LONDON (Reuters) – Countries must increase the use of carbon markets to meet the Paris climate goals of limiting a global rise in temperature to 1.5 degrees Celsius (2.7 Fahrenheit), the Global Financial Markets Association (GFMA) said on Thursday.
Global leaders will gather in Glasgow, Scotland, from Sunday for a United Nations climate summit, when negotiators will seek to set rules on how carbon markets can be used under the Paris accord.
Just 20% of global greenhouse gas emissions (GHG) are covered by a regulated price, and the schemes that exist establish prices often too low to effect real change, a report by the GFMA and Boston Consulting Group said.
“Effective carbon pricing in the economy is one of the strongest tools to drive changed outcomes, treating GHG emissions as a time-limited resource,” Steve Ashley, Chairman of GFMA and Head of Wholesale Division at Nomura, said.
An emissions trading system (ETS) sets a cap on the amount of emissions that a sector, or group of sectors, can produce.
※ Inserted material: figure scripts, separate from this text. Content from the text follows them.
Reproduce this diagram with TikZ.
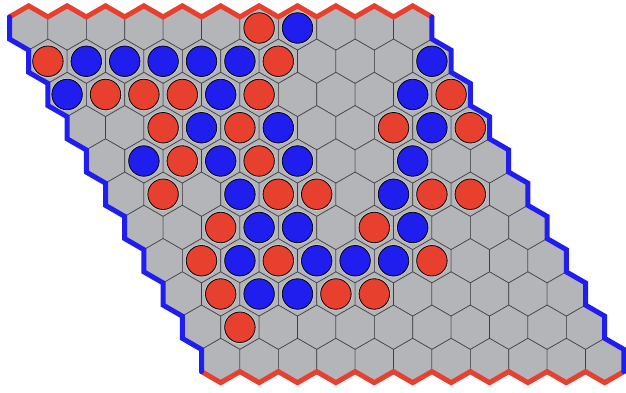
\documentclass[tikz,border=0pt]{standalone}
\usepackage{xcolor}
\usepackage{tikz}
\definecolor{redside}{RGB}{232,64,47}
\definecolor{blueside}{RGB}{32,30,238}
\definecolor{board}{RGB}{180,181,185}
\definecolor{rim}{RGB}{200,201,204}
\newcommand{\hs}{22.17pt}
\begin{document}
\begin{tikzpicture}[x=1pt,y=1pt,
  cell/.style={fill=board,draw=black!75,line width=0.6pt},
  rs/.style={circle,minimum size=30.5pt,inner sep=0pt,fill=redside,draw=black,line width=0.8pt,
             preaction={draw=rim,line width=2.6pt}},
  bs/.style={rs,fill=blueside},
  rb/.style={draw=redside,line width=5pt,line join=miter,line cap=round},
  bb/.style={draw=blueside,line width=5pt,line join=miter,line cap=round}]
  \useasboundingbox (0,0) rectangle (626,392);
  % cell centres
  \foreach \r in {0,...,10}
    \foreach \c in {0,...,10}
      \coordinate (c-\r-\c) at ({28.7+38.4*\c+19.2*\r},{364-33.25*\r});
  % board
  \foreach \r in {0,...,10}
    \foreach \c in {0,...,10}
      \draw[cell] ([shift={(30:\hs)}]c-\r-\c)
        \foreach \a in {90,150,...,330} { -- ([shift={(\a:\hs)}]c-\r-\c) } -- cycle;
  % sides
  \draw[rb] ([shift={(150:\hs)}]c-0-0)
    \foreach \c in {0,...,10} { -- ([shift={(90:\hs)}]c-0-\c) -- ([shift={(30:\hs)}]c-0-\c) };
  \draw[rb] ([shift={(210:\hs)}]c-10-0)
    \foreach \c in {0,...,10} { -- ([shift={(270:\hs)}]c-10-\c) -- ([shift={(330:\hs)}]c-10-\c) };
  \draw[bb] ([shift={(150:\hs)}]c-0-0)
    \foreach \r in {0,...,9} { -- ([shift={(210:\hs)}]c-\r-0) -- ([shift={(150:\hs)}]c-\the\numexpr\r+1\relax-0) }
    -- ([shift={(210:\hs)}]c-10-0);
  \draw[bb] ([shift={(30:\hs)}]c-0-10)
    \foreach \r in {0,...,9} { -- ([shift={(330:\hs)}]c-\r-10) -- ([shift={(30:\hs)}]c-\the\numexpr\r+1\relax-10) }
    -- ([shift={(330:\hs)}]c-10-10);
  % stones
  \foreach \r/\c in {0/6,1/0,1/6,2/1,2/2,2/3,2/5,2/10,3/2,3/4,3/8,3/10,4/2,4/4,
                     5/1,5/4,5/5,5/8,5/9,6/2,6/6,7/1,7/3,7/7,8/1,8/4,8/5,9/1}
    \node[rs] (s-\r-\c) at (c-\r-\c) {};
  \foreach \r/\c in {0/7,1/1,1/2,1/3,1/4,1/5,1/10,2/0,2/4,2/9,3/3,3/5,3/9,4/1,
                     4/3,4/5,4/8,5/3,5/7,6/3,6/4,6/7,7/2,7/4,7/5,7/6,8/2,8/3}
    \node[bs] (s-\r-\c) at (c-\r-\c) {};
\end{tikzpicture}
\end{document}
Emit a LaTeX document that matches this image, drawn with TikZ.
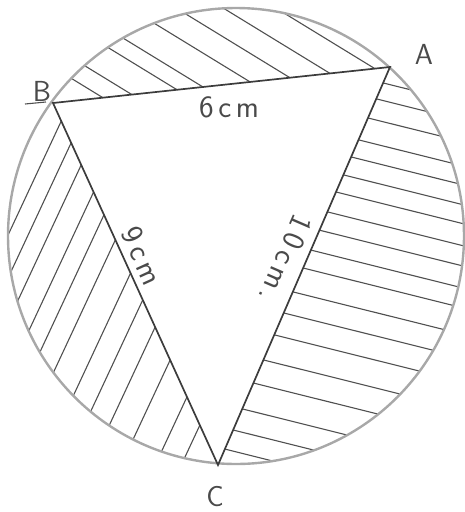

It creates “carbon permits” for those emissions that companies can buy for each tonne of carbon dioxide (CO2) they emit.
The average cost of a tonne of CO2 in existing schemes is less than $5 and needs rise to $50-150 a tonne by 2030 to meet the Paris goals, the report said.
Carbon prices in Europe’s ETS, the world’s most established scheme, trade around 60 euros ($69.83) a tonne, while China’s ETS, which launched earlier this year, prices carbon at around 43 yuan ($6.73).
A global carbon price of $100 per tonne or more is needed by 2050 to meet climate goals, a Reuters poll of climate economists found earlier this month.
The Global Financial Markets Association comprises financial industry trade groups in Europe, Asia and the United States.